What crystallises itself for me here is this fear factor. Anonymity has been carefully protected by most of us on this blog for exactly the reasons outlined above. Our desire to remain anonymous has been strengthened by the failure of authority, jointly AND severally, to itself stand up for the sport. The key from day one has been fear. Fear and corruption, which is merely a microcosm of the life in our country.
Whether it’s the media ignoring the wrongdoings of a football club, or a corrupt political system where for £40m donation you can get yourself £400m in tax breaks, we see those with resources pissing all over us from a very prodigious height. And when we do find out about it, we are cautioned to be very afraid of taking any action. Afraid of terrorism, afraid of unemployment, afraid of the mob.

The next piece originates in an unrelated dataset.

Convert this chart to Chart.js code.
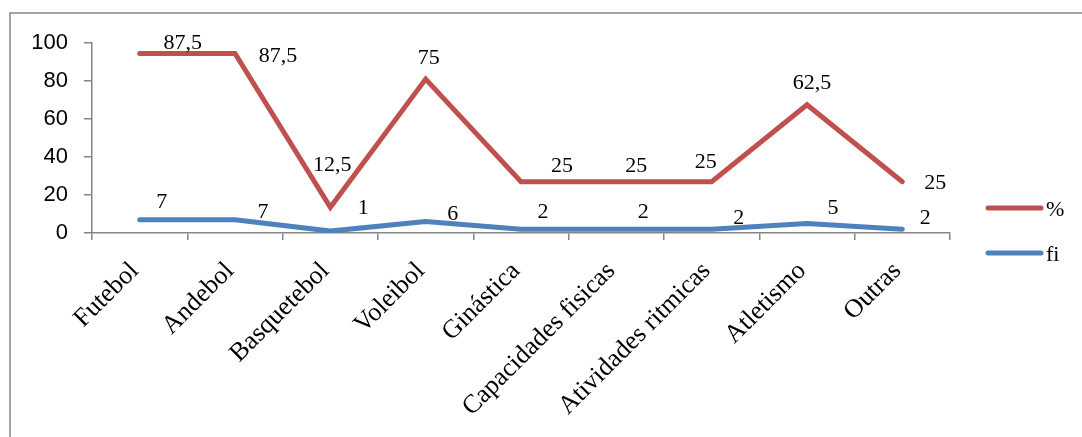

I find myself resigned to the realisation that no matter WHAT evidence is uncovered, it will make absolutely no difference to anyone unless Joe Public keeps his hands in his pockets. People in boardrooms all over the country are betting that football fans are too emotionally invested in their clubs to do so.
The cheats, the spivs and the blazers will in the short and medium term get their own way, many of them aware of the fact that they are not quite as equal as others – and yet happy to go along with that.
We all have to decide whether or not we are as content as they are.
Suspecting as I do that most of us will find that unacceptable, I think there is still a war to be won, even if the battles seem to be going against us time and again. As long as we continue to feel that sense of outrage, that sense of betrayal by the custodians of our sport, we will still be shouting from these pages.
Thanks to the generosity and commitment of our readers, the shouting is about to get louder. We have reached our funding target and we hope to start organising our Podcasts within the next few weeks. The fight goes on, but hopefully it will also have greater reach.